Call one of our team or book an appointment at a time that works for you to discuss how asset finance can support your truck purchase and align with your business growth plans.
Frequently Asked Questions
What is the difference between a chattel mortgage and hire purchase for truck finance?
A chattel mortgage gives you immediate ownership of the truck with tax deductible interest and depreciation claims, while hire purchase delays ownership until the final payment but offers similar tax treatment. Chattel mortgages allow upfront GST claims, whereas hire purchase spreads GST recovery across the term.
How does a balloon payment affect my monthly truck repayments?
A balloon payment reduces monthly repayments by deferring a portion of the loan amount to the end of the term, typically 20% to 40% of the purchase price. This preserves working capital during the term but creates a large payment due at the end, which you can cover through refinancing, trade-in, or sale of the vehicle.
Can I claim tax deductions on a financed truck for my business?

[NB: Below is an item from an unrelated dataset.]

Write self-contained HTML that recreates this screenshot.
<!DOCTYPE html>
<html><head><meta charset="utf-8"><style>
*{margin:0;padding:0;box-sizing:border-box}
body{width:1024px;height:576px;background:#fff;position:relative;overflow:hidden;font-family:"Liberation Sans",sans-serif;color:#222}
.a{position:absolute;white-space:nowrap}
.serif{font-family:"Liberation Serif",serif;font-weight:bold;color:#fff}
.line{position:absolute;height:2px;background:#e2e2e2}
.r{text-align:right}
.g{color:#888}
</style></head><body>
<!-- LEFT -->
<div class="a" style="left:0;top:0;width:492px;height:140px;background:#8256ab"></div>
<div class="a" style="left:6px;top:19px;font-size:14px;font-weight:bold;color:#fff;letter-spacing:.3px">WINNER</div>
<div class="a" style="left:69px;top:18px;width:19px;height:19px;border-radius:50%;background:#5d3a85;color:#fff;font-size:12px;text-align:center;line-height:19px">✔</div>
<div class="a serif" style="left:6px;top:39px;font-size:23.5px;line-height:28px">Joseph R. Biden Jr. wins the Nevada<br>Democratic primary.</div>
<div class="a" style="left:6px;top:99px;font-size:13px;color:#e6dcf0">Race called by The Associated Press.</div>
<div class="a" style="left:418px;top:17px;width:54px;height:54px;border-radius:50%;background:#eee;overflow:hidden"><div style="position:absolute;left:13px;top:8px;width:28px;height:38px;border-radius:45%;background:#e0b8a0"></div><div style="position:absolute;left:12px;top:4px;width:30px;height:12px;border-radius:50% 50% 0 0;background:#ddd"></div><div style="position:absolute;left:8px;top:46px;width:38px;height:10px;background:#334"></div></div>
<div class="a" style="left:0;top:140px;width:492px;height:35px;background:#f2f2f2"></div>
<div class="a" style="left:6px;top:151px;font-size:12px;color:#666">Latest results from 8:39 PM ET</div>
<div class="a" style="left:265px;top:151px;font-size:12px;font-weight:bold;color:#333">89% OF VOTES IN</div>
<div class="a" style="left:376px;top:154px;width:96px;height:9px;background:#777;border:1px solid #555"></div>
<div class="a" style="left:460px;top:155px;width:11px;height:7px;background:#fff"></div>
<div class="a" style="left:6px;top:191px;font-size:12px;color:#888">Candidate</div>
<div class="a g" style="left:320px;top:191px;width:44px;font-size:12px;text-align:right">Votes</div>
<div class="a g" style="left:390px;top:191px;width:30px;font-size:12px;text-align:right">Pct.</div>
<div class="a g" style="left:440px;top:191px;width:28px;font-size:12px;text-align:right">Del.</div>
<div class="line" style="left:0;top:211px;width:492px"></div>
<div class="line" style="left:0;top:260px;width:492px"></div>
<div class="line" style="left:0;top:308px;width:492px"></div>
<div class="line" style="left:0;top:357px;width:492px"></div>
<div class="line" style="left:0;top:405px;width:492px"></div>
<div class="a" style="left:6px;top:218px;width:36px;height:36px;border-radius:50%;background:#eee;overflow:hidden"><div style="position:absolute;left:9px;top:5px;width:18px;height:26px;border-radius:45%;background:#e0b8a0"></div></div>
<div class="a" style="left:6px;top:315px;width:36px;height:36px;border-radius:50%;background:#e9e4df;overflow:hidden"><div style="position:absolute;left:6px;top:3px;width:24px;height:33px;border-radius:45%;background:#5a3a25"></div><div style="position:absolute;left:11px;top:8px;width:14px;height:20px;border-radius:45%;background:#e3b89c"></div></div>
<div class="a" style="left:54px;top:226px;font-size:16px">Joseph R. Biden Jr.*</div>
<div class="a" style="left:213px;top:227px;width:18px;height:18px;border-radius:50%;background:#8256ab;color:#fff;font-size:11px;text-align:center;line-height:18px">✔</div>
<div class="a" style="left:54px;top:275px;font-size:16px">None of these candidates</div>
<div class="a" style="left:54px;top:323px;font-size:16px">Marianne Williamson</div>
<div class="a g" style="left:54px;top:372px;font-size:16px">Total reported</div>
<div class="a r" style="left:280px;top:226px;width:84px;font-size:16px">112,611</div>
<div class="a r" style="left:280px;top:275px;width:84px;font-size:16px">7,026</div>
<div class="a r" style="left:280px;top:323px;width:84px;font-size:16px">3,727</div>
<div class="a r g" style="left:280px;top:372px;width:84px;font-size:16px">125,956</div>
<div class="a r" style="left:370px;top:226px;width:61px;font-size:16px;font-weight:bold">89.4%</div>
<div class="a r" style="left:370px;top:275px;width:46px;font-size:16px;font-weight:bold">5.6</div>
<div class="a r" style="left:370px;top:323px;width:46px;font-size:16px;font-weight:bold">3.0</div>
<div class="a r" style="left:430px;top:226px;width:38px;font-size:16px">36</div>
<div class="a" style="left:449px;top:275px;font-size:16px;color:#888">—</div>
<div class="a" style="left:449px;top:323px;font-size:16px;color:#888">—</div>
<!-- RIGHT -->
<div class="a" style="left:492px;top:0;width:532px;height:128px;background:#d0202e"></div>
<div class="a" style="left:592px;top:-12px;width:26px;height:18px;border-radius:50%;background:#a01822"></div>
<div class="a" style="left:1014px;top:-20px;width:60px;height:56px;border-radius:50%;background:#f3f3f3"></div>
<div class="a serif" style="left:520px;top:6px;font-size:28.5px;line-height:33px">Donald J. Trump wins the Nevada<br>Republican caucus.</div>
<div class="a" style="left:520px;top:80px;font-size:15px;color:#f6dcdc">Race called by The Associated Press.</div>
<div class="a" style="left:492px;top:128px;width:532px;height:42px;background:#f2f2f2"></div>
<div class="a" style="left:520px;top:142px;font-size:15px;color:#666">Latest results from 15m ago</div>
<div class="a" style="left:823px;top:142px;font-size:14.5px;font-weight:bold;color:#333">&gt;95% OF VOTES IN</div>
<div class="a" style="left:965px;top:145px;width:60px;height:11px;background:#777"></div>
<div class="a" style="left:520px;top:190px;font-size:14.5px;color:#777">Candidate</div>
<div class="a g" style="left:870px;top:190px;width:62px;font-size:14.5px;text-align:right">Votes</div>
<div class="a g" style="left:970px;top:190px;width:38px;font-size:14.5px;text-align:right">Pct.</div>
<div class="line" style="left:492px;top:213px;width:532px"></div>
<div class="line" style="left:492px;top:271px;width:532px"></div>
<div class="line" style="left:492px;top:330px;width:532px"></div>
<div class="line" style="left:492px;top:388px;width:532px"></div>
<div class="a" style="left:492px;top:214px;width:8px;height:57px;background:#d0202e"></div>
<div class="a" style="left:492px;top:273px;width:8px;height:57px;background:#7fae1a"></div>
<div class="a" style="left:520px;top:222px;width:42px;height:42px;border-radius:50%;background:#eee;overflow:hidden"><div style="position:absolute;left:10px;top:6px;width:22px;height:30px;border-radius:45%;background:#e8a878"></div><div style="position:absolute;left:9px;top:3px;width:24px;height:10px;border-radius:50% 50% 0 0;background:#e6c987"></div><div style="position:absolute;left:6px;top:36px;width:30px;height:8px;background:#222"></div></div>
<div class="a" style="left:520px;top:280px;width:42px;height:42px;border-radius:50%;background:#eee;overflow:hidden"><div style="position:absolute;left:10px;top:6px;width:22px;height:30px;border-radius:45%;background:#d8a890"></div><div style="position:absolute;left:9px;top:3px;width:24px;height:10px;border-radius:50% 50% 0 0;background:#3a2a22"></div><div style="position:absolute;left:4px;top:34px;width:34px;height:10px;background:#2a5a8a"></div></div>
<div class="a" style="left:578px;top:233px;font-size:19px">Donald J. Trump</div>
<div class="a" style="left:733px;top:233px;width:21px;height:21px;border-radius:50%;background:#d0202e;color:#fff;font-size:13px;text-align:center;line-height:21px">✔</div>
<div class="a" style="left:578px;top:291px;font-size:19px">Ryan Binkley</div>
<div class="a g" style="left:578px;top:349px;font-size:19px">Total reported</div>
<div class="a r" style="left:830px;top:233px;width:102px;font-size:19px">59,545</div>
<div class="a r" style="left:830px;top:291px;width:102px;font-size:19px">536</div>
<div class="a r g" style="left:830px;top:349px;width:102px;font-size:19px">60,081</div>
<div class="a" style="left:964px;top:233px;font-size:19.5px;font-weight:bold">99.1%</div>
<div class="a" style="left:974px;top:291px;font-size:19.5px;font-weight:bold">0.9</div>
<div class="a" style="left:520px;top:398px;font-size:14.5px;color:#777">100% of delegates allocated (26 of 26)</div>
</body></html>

Yes, trucks used wholly for business purposes qualify for depreciation deductions and tax deductible interest payments under chattel mortgage or hire purchase structures. You can also claim GST input credits, with timing depending on whether you use a chattel mortgage or hire purchase arrangement.
What deposit do I need to finance a truck over $150,000?
Lenders typically require a deposit of 20% to 30% for trucks exceeding $150,000, along with detailed financial statements and cashflow forecasts. Higher loan amounts also involve more thorough serviceability assessments and may require personal guarantees from directors.
Should I use vendor finance or arrange my own truck loan?
Vendor finance can offer promotional rates and faster settlement, but it's important to compare the total cost including the vehicle price against independent asset finance quotes. Dealers may adjust the vehicle price to offset discounted rates, so evaluate both the interest rate and purchase price together.